**EXERCISE TASK:**
Retype each line of the material exactly, please, skipping any picture in it.
--- SOURCE DATA ---
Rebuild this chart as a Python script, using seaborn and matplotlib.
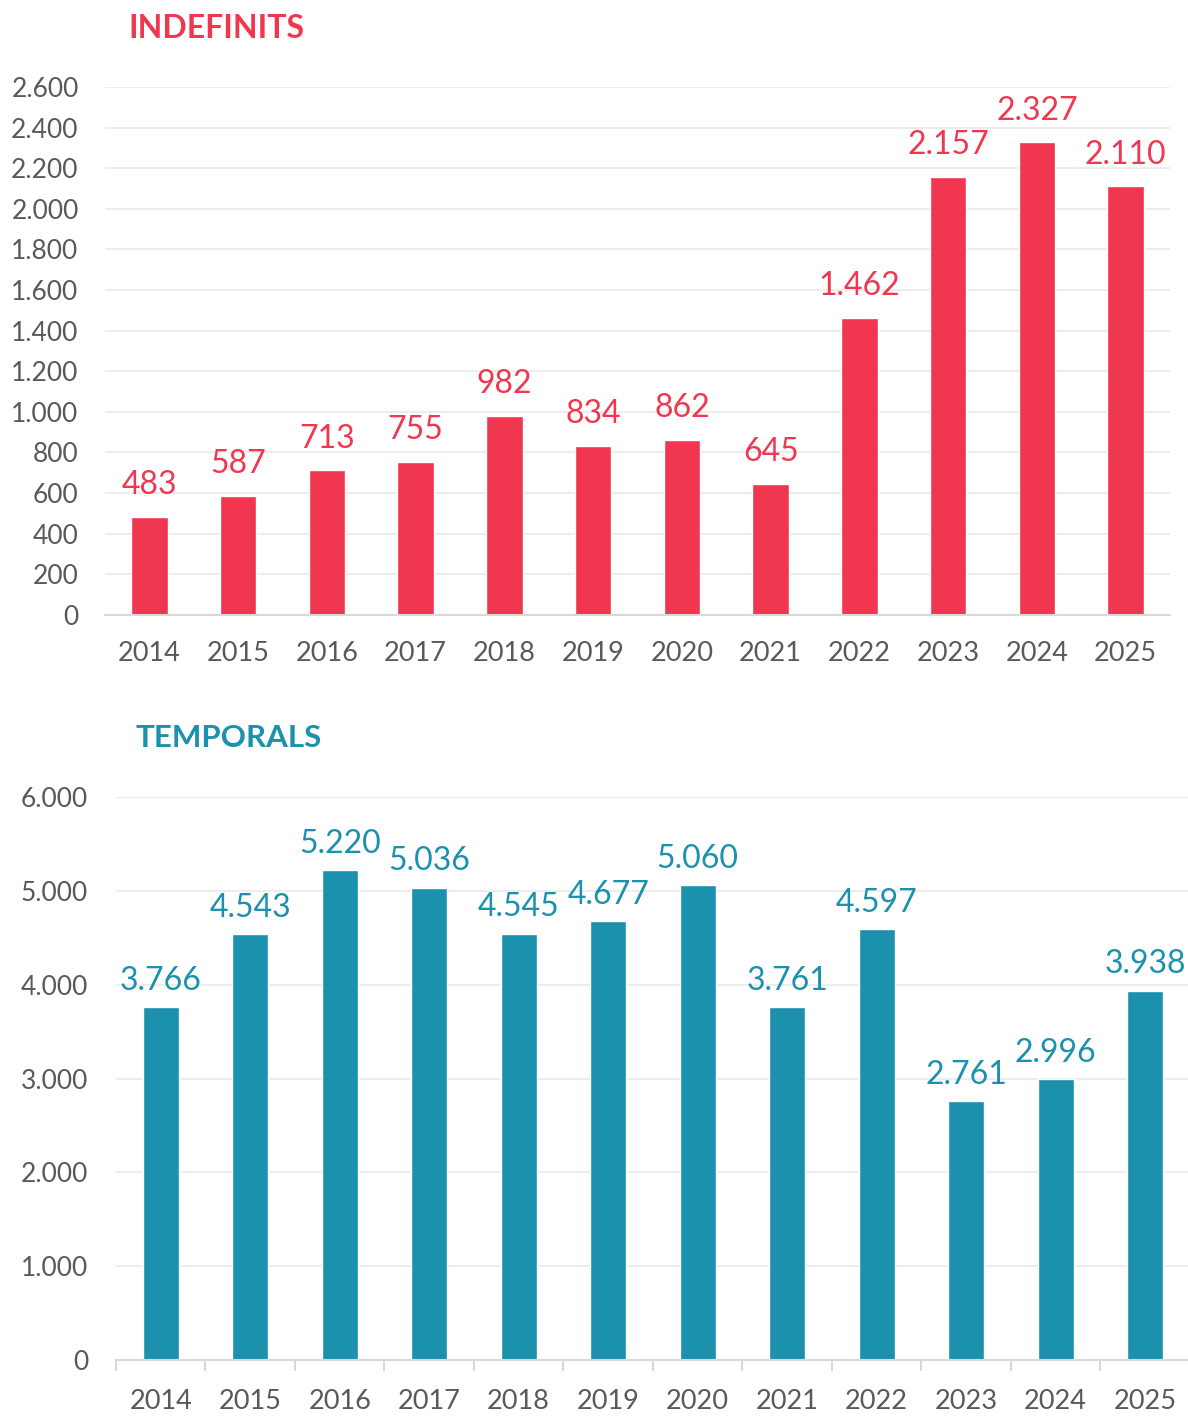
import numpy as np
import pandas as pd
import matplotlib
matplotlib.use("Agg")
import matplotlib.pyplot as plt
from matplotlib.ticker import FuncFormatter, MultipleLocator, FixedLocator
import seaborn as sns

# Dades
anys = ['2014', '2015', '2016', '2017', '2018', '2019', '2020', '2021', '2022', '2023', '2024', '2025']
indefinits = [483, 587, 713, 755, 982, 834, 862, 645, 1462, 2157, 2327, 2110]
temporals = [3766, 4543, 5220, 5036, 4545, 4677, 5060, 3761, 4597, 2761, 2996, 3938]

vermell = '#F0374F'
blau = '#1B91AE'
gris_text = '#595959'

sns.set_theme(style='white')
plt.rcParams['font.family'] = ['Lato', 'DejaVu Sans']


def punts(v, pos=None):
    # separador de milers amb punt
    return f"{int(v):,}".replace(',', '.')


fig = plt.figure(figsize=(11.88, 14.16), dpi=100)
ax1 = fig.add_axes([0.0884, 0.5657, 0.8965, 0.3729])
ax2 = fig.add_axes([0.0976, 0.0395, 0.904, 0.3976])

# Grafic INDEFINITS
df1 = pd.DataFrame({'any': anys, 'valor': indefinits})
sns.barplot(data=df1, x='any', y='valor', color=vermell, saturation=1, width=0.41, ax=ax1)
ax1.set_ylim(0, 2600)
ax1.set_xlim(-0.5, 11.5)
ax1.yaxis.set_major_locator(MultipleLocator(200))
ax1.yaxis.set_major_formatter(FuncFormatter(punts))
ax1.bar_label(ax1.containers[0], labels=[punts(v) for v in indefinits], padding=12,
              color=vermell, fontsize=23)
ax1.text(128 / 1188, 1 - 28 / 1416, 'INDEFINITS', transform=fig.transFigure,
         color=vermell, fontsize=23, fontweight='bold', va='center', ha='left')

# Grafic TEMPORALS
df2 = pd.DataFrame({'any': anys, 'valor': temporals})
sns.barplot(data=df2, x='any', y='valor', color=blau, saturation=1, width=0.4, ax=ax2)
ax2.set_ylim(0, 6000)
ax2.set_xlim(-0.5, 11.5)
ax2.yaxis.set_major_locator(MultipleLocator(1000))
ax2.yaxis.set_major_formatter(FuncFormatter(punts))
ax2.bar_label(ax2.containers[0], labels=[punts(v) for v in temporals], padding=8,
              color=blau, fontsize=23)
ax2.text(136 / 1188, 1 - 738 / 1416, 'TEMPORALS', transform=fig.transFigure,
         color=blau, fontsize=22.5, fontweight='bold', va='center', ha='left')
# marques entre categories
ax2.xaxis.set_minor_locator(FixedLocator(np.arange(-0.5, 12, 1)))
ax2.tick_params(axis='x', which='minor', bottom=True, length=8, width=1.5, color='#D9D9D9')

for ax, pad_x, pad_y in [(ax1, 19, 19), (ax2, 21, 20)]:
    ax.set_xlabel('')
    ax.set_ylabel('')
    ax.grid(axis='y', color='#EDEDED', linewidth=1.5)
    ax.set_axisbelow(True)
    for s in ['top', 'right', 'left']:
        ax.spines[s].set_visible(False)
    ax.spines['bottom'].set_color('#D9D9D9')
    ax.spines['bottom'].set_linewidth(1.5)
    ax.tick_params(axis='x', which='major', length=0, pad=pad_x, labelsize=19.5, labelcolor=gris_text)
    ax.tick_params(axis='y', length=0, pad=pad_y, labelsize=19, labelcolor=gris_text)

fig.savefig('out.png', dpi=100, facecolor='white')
---
**ANSWER BELOW:**
Rebuild this chart as a Python script, using seaborn and matplotlib.
import numpy as np
import pandas as pd
import matplotlib
matplotlib.use("Agg")
import matplotlib.pyplot as plt
from matplotlib.ticker import FuncFormatter, MultipleLocator, FixedLocator
import seaborn as sns

# Dades
anys = ['2014', '2015', '2016', '2017', '2018', '2019', '2020', '2021', '2022', '2023', '2024', '2025']
indefinits = [483, 587, 713, 755, 982, 834, 862, 645, 1462, 2157, 2327, 2110]
temporals = [3766, 4543, 5220, 5036, 4545, 4677, 5060, 3761, 4597, 2761, 2996, 3938]

vermell = '#F0374F'
blau = '#1B91AE'
gris_text = '#595959'

sns.set_theme(style='white')
plt.rcParams['font.family'] = ['Lato', 'DejaVu Sans']


def punts(v, pos=None):
    # separador de milers amb punt
    return f"{int(v):,}".replace(',', '.')


fig = plt.figure(figsize=(11.88, 14.16), dpi=100)
ax1 = fig.add_axes([0.0884, 0.5657, 0.8965, 0.3729])
ax2 = fig.add_axes([0.0976, 0.0395, 0.904, 0.3976])

# Grafic INDEFINITS
df1 = pd.DataFrame({'any': anys, 'valor': indefinits})
sns.barplot(data=df1, x='any', y='valor', color=vermell, saturation=1, width=0.41, ax=ax1)
ax1.set_ylim(0, 2600)
ax1.set_xlim(-0.5, 11.5)
ax1.yaxis.set_major_locator(MultipleLocator(200))
ax1.yaxis.set_major_formatter(FuncFormatter(punts))
ax1.bar_label(ax1.containers[0], labels=[punts(v) for v in indefinits], padding=12,
              color=vermell, fontsize=23)
ax1.text(128 / 1188, 1 - 28 / 1416, 'INDEFINITS', transform=fig.transFigure,
         color=vermell, fontsize=23, fontweight='bold', va='center', ha='left')

# Grafic TEMPORALS
df2 = pd.DataFrame({'any': anys, 'valor': temporals})
sns.barplot(data=df2, x='any', y='valor', color=blau, saturation=1, width=0.4, ax=ax2)
ax2.set_ylim(0, 6000)
ax2.set_xlim(-0.5, 11.5)
ax2.yaxis.set_major_locator(MultipleLocator(1000))
ax2.yaxis.set_major_formatter(FuncFormatter(punts))
ax2.bar_label(ax2.containers[0], labels=[punts(v) for v in temporals], padding=8,
              color=blau, fontsize=23)
ax2.text(136 / 1188, 1 - 738 / 1416, 'TEMPORALS', transform=fig.transFigure,
         color=blau, fontsize=22.5, fontweight='bold', va='center', ha='left')
# marques entre categories
ax2.xaxis.set_minor_locator(FixedLocator(np.arange(-0.5, 12, 1)))
ax2.tick_params(axis='x', which='minor', bottom=True, length=8, width=1.5, color='#D9D9D9')

for ax, pad_x, pad_y in [(ax1, 19, 19), (ax2, 21, 20)]:
    ax.set_xlabel('')
    ax.set_ylabel('')
    ax.grid(axis='y', color='#EDEDED', linewidth=1.5)
    ax.set_axisbelow(True)
    for s in ['top', 'right', 'left']:
        ax.spines[s].set_visible(False)
    ax.spines['bottom'].set_color('#D9D9D9')
    ax.spines['bottom'].set_linewidth(1.5)
    ax.tick_params(axis='x', which='major', length=0, pad=pad_x, labelsize=19.5, labelcolor=gris_text)
    ax.tick_params(axis='y', length=0, pad=pad_y, labelsize=19, labelcolor=gris_text)

fig.savefig('out.png', dpi=100, facecolor='white')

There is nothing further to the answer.